Freddie Redd’s ‘Shades of Redd’ Gets Blue Note Reissue
The 1960 recording was the followup to Redd’s well-received score for ‘The Connection.’

Blue Note Records is set to release Freddie Redd’s 1960 album Shades of Redd on vinyl. The second Blue Note recording from the hard bop pianist and composer features Jackie McLean on alto saxophone, Tina Brooks on tenor saxophone, Paul Chambers on bass, and Louis Hayes on drums.
This Blue Note Classic Vinyl Edition is stereo, all-analog, mastered by Kevin Gray from the original master tapes, and pressed on 180g vinyl at Optimal. Shades of Redd is scheduled for release on September 19.
“Shades of Redd, in summary, is part of the continuing self-portrait Freddie Redd is developing as a jazz performer-writer,” wrote Nat Hentoff, co-editor of The Jazz Review, in an essay featured on the album’s back cover. “The colors are all of the jazz language, and the mixer has made them reflect his own unique view of life on and off the stand.”
Shades of Redd opens with “The Thespian,” a nickname for Redd by Joe Termini, the owner of various jazz clubs in New Yorkers City. The album includes “Just a Ballad For My Baby,” a romantic tribute to a paramour, the Spanish-tinged “Olé,” and “Shadows,” an introspective ballad. The song “Melanie” is named after the newborn baby of a close friend. “It sounded happy to me,” said Redd. “And that’s why I thought it fitted a child.”

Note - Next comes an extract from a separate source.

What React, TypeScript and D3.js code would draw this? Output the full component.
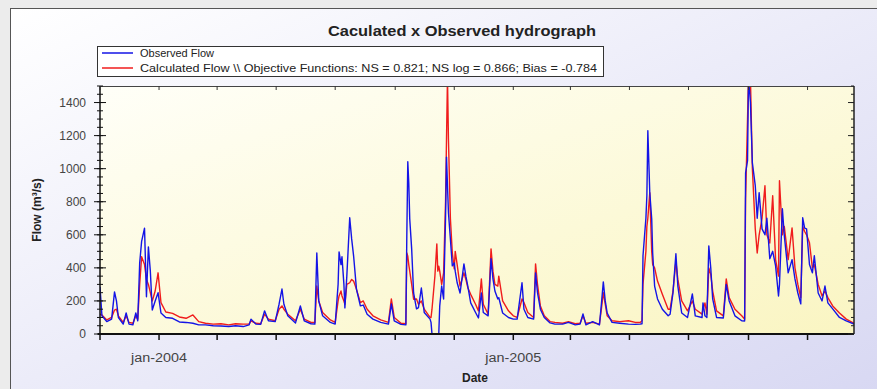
import React from 'react';
import * as d3 from 'd3';

const dates = [
  '2003-11-01', '2003-11-03', '2003-11-08', '2003-11-13', '2003-11-16', '2003-11-18', '2003-11-20', '2003-11-25', '2003-11-28', '2003-12-01',
  '2003-12-05', '2003-12-08', '2003-12-10', '2003-12-12', '2003-12-14', '2003-12-17', '2003-12-19', '2003-12-21', '2003-12-23', '2003-12-25',
  '2003-12-28', '2003-12-31', '2004-01-03', '2004-01-08', '2004-01-15', '2004-01-22', '2004-01-29', '2004-02-05', '2004-02-11', '2004-02-18',
  '2004-02-26', '2004-03-05', '2004-03-13', '2004-03-20', '2004-03-28', '2004-04-03', '2004-04-05', '2004-04-10', '2004-04-15', '2004-04-19',
  '2004-04-23', '2004-04-30', '2004-05-04', '2004-05-07', '2004-05-09', '2004-05-13', '2004-05-21', '2004-05-26', '2004-05-30', '2004-06-06',
  '2004-06-10', '2004-06-12', '2004-06-14', '2004-06-18', '2004-06-26', '2004-07-01', '2004-07-04', '2004-07-05', '2004-07-07', '2004-07-08',
  '2004-07-10', '2004-07-11', '2004-07-13', '2004-07-16', '2004-07-18', '2004-07-20', '2004-07-23', '2004-07-27', '2004-07-30', '2004-08-03',
  '2004-08-09', '2004-08-17', '2004-08-25', '2004-08-28', '2004-08-31', '2004-09-07', '2004-09-12', '2004-09-13', '2004-09-14', '2004-09-15',
  '2004-09-16', '2004-09-18', '2004-09-20', '2004-09-23', '2004-09-25', '2004-09-28', '2004-10-01', '2004-10-07', '2004-10-08', '2004-10-09',
  '2004-10-12', '2004-10-14', '2004-10-15', '2004-10-16', '2004-10-17', '2004-10-19', '2004-10-21', '2004-10-23', '2004-10-24', '2004-10-25',
  '2004-10-26', '2004-10-28', '2004-10-30', '2004-11-01', '2004-11-02', '2004-11-04', '2004-11-07', '2004-11-11', '2004-11-13', '2004-11-15',
  '2004-11-18', '2004-11-23', '2004-11-26', '2004-11-29', '2004-12-01', '2004-12-06', '2004-12-09', '2004-12-11', '2004-12-13', '2004-12-16',
  '2004-12-17', '2004-12-21', '2004-12-27', '2005-01-01', '2005-01-05', '2005-01-10', '2005-01-12', '2005-01-16', '2005-01-22', '2005-01-24',
  '2005-01-26', '2005-01-29', '2005-02-02', '2005-02-08', '2005-02-13', '2005-02-21', '2005-02-27', '2005-03-06', '2005-03-11', '2005-03-14',
  '2005-03-17', '2005-03-24', '2005-03-31', '2005-04-02', '2005-04-04', '2005-04-06', '2005-04-08', '2005-04-13', '2005-04-21', '2005-04-30',
  '2005-05-07', '2005-05-12', '2005-05-14', '2005-05-15', '2005-05-18', '2005-05-19', '2005-05-20', '2005-05-22', '2005-05-24', '2005-05-25',
  '2005-05-27', '2005-05-30', '2005-06-04', '2005-06-10', '2005-06-12', '2005-06-15', '2005-06-18', '2005-06-20', '2005-06-24', '2005-06-30',
  '2005-07-05', '2005-07-08', '2005-07-15', '2005-07-16', '2005-07-18', '2005-07-20', '2005-07-22', '2005-07-24', '2005-07-26', '2005-07-30',
  '2005-08-06', '2005-08-09', '2005-08-12', '2005-08-18', '2005-08-25', '2005-08-28', '2005-08-29', '2005-08-31', '2005-09-01', '2005-09-03',
  '2005-09-05', '2005-09-08', '2005-09-10', '2005-09-12', '2005-09-15', '2005-09-18', '2005-09-20', '2005-09-23', '2005-09-26', '2005-09-29',
  '2005-10-02', '2005-10-03', '2005-10-06', '2005-10-08', '2005-10-12', '2005-10-16', '2005-10-19', '2005-10-22', '2005-10-25', '2005-10-27',
  '2005-10-29', '2005-10-31', '2005-11-03', '2005-11-06', '2005-11-08', '2005-11-12', '2005-11-16', '2005-11-19', '2005-11-22', '2005-11-27',
  '2005-12-04', '2005-12-11', '2005-12-19'
];

const observed = [
  285, 110, 75, 90, 255, 200, 100, 60, 127, 60,
  55, 127, 80, 430, 560, 640, 225, 527, 380, 145,
  200, 250, 127, 100, 95, 73, 70, 65, 55, 55,
  50, 48, 45, 50, 45, 55, 90, 60, 58, 140,
  80, 75, 180, 272, 180, 110, 67, 170, 80, 62,
  60, 490, 200, 110, 70, 60, 300, 497, 420, 467,
  300, 158, 350, 703, 575, 473, 270, 170, 175, 120,
  90, 70, 60, 182, 80, 58, 55, 600, 1042, 915,
  697, 515, 248, 152, 160, 278, 130, 90, 70, 0,
  0, 0, 0, 0, 170, 290, 212, 700, 1070, 900,
  733, 575, 412, 430, 380, 310, 248, 424, 350, 290,
  188, 130, 97, 248, 130, 110, 455, 333, 260, 212,
  220, 127, 100, 90, 90, 310, 150, 100, 90, 370,
  250, 150, 100, 67, 60, 60, 70, 55, 60, 121,
  55, 75, 55, 180, 315, 200, 127, 70, 65, 60,
  58, 60, 62, 473, 700, 836, 1230, 855, 697, 490,
  290, 212, 150, 110, 120, 250, 485, 290, 127, 100,
  242, 110, 100, 188, 110, 100, 533, 400, 212, 100,
  97, 300, 200, 110, 80, 79, 975, 1048, 1550, 1400,
  1036, 897, 700, 855, 636, 600, 700, 455, 500, 412,
  230, 300, 758, 594, 370, 450, 333, 248, 182, 703,
  640, 636, 420, 370, 473, 248, 200, 290, 188, 152,
  100, 79, 60
];

const calculated = [
  120, 115, 85, 100, 145, 150, 110, 70, 110, 70,
  65, 110, 90, 300, 467, 420, 330, 300, 250, 200,
  260, 370, 190, 133, 125, 103, 95, 115, 75, 65,
  60, 62, 55, 62, 60, 60, 80, 65, 62, 120,
  90, 80, 150, 170, 150, 120, 80, 150, 90, 70,
  70, 290, 200, 130, 85, 70, 200, 230, 260, 230,
  200, 180, 300, 310, 330, 320, 270, 190, 200, 150,
  110, 85, 70, 212, 100, 65, 62, 490, 470, 420,
  380, 300, 210, 212, 180, 200, 150, 100, 100, 150,
  350, 545, 380, 410, 380, 300, 370, 800, 1180, 1550,
  1180, 700, 490, 394, 500, 420, 290, 370, 330, 280,
  240, 180, 140, 333, 180, 120, 515, 380, 300, 290,
  350, 200, 140, 110, 100, 212, 190, 130, 100, 424,
  300, 170, 110, 75, 70, 65, 75, 62, 65, 110,
  65, 70, 60, 150, 250, 180, 110, 80, 75, 80,
  70, 70, 80, 300, 500, 650, 700, 855, 500, 420,
  400, 320, 240, 150, 150, 260, 440, 330, 200, 140,
  200, 150, 120, 150, 188, 120, 400, 360, 260, 140,
  110, 333, 220, 150, 110, 90, 818, 1300, 1550, 1550,
  1000, 636, 490, 600, 700, 897, 600, 550, 836, 450,
  350, 927, 600, 650, 450, 642, 400, 300, 220, 650,
  620, 600, 552, 400, 420, 300, 230, 260, 220, 170,
  127, 90, 65
];

const dateRange = ['2003-11-01', '2005-12-19'];
const flowRange = [0, 1500];
const yTicks = [0, 200, 400, 600, 800, 1000, 1200, 1400];
const xLabelDates = ['2004-01-01', '2005-01-01'];
const xTickLabels = ['jan-2004', 'jan-2005'];
const seriesNames = [
  'Observed Flow',
  'Calculated Flow \\\\ Objective Functions: NS = 0.821; NS log = 0.866; Bias = -0.784'
];

const W = 877;
const H = 389;
const plot = { left: 100, right: 854, top: 86, bottom: 334 };
const BLUE = '#1414e6';
const RED = '#f01c1c';
const FONT = '"Liberation Sans", Arial, sans-serif';

export default function App() {
  const parse = d3.timeParse('%Y-%m-%d');
  const days = dates.map(d => parse(d));

  const x = d3.scaleTime()
    .domain(dateRange.map(d => parse(d)))
    .range([plot.left, plot.right]);
  const y = d3.scaleLinear()
    .domain(flowRange)
    .range([plot.bottom, plot.top]);

  const line = d3.line()
    .x((d, i) => x(days[i]))
    .y(d => y(d));

  const monthTicks = x.ticks(d3.timeMonth.every(2));
  const minorY = y.ticks(30);

  return (
    <div style={{ position: 'absolute', left: 0, top: 0 }}>
      <svg width={W} height={H} style={{ display: 'block', fontFamily: FONT }}>
        <defs>
          <linearGradient id="panelBg" x1="0" y1="0" x2="1" y2="1">
            <stop offset="0" stopColor="#ffffff" />
            <stop offset="1" stopColor="#d6d6f2" />
          </linearGradient>
          <linearGradient id="plotBg" x1="0" y1="0" x2="1" y2="1">
            <stop offset="0" stopColor="#fffff8" />
            <stop offset="1" stopColor="#faf5c2" />
          </linearGradient>
          <clipPath id="plotClip">
            <rect x={plot.left} y={plot.top} width={plot.right - plot.left} height={plot.bottom - plot.top} />
          </clipPath>
        </defs>

        <rect x={0} y={0} width={W} height={H} fill="#ececec" />
        <rect x={10.5} y={8.5} width={W + 20} height={H + 20} fill="url(#panelBg)" stroke="#555" />

        <text x={462} y={36} textAnchor="middle" fontSize={14.5} fontWeight="bold" fill="#222"
          textLength={268} lengthAdjust="spacingAndGlyphs">
          Caculated x Observed hydrograph
        </text>

        {/* legend */}
        <rect x={97.5} y={46.5} width={506} height={30} fill="#fff" stroke="#333" />
        <line x1={102} x2={133} y1={53} y2={53} stroke={BLUE} strokeWidth={1.5} />
        <line x1={102} x2={133} y1={68} y2={68} stroke={RED} strokeWidth={1.5} />
        <text x={140} y={57} fontSize={11} fill="#222" textLength={74} lengthAdjust="spacingAndGlyphs">{seriesNames[0]}</text>
        <text x={140} y={72} fontSize={11} fill="#222" textLength={457} lengthAdjust="spacingAndGlyphs">{seriesNames[1]}</text>

        {/* plot area */}
        <rect x={plot.left} y={plot.top} width={plot.right - plot.left} height={plot.bottom - plot.top} fill="url(#plotBg)" />

        <g clipPath="url(#plotClip)" fill="none" strokeWidth={1.4} strokeLinejoin="round">
          <path d={line(calculated)} stroke={RED} />
          <path d={line(observed)} stroke={BLUE} />
        </g>

        {/* frame */}
        <line x1={plot.left} x2={plot.right} y1={plot.top + 0.5} y2={plot.top + 0.5} stroke="#444" />
        <line x1={plot.right} x2={plot.right} y1={plot.top} y2={plot.bottom} stroke="#222" strokeWidth={1.5} />
        <line x1={plot.left} x2={plot.left} y1={plot.top} y2={plot.bottom + 1} stroke="#111" strokeWidth={1.5} />
        <line x1={plot.left - 2} x2={plot.right} y1={plot.bottom} y2={plot.bottom} stroke="#111" strokeWidth={2} />

        {/* y ticks */}
        {minorY.map(v => (
          <g key={'my' + v}>
            <line x1={plot.left - 3} x2={plot.left + 3} y1={y(v)} y2={y(v)} stroke="#111" />
            <line x1={plot.right - 3} x2={plot.right} y1={y(v)} y2={y(v)} stroke="#222" />
          </g>
        ))}
        {yTicks.map(v => (
          <g key={'y' + v}>
            <line x1={plot.left - 6} x2={plot.left + 6} y1={y(v)} y2={y(v)} stroke="#111" />
            <line x1={plot.right - 6} x2={plot.right} y1={y(v)} y2={y(v)} stroke="#222" />
            <text x={plot.left - 14} y={y(v)} dy="0.35em" textAnchor="end" fontSize={12} fill="#444">{v}</text>
          </g>
        ))}

        {/* x ticks */}
        {monthTicks.map(t => (
          <g key={'x' + t.getTime()}>
            <line x1={x(t)} x2={x(t)} y1={plot.bottom} y2={plot.bottom + 6} stroke="#111" strokeWidth={1.5} />
            <line x1={x(t)} x2={x(t)} y1={plot.top} y2={plot.top + 4} stroke="#333" />
          </g>
        ))}
        {xLabelDates.map((d, i) => (
          <text key={d} x={x(parse(d))} y={362} textAnchor="middle" fontSize={12} fill="#444"
            textLength={56} lengthAdjust="spacingAndGlyphs">{xTickLabels[i]}</text>
        ))}

        <text x={475} y={382} textAnchor="middle" fontSize={12} fontWeight="bold" fill="#222">Date</text>
        <text transform={`translate(41,${(plot.top + plot.bottom) / 2}) rotate(-90)`} textAnchor="middle" fontSize={12} fontWeight="bold" fill="#222">
          Flow (m³/s)
        </text>
      </svg>
    </div>
  );
}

Redd made his Blue Note debut in 1960 as the composer of the score for The Connection, Jack Gelber’s 1959 Off-Broadway play depicting the lives of heroin-addicted musicians in New York. Redd and McLean both appeared in the play. Redd’s soundtrack, The Music From “The Connection,” was later used in the film adaptation of the play directed by Shirley Clarke.
Redd recorded another album’s worth of material in 1961, but the tapes were shelved until 1988 when it was finally released as Redd’s Blues.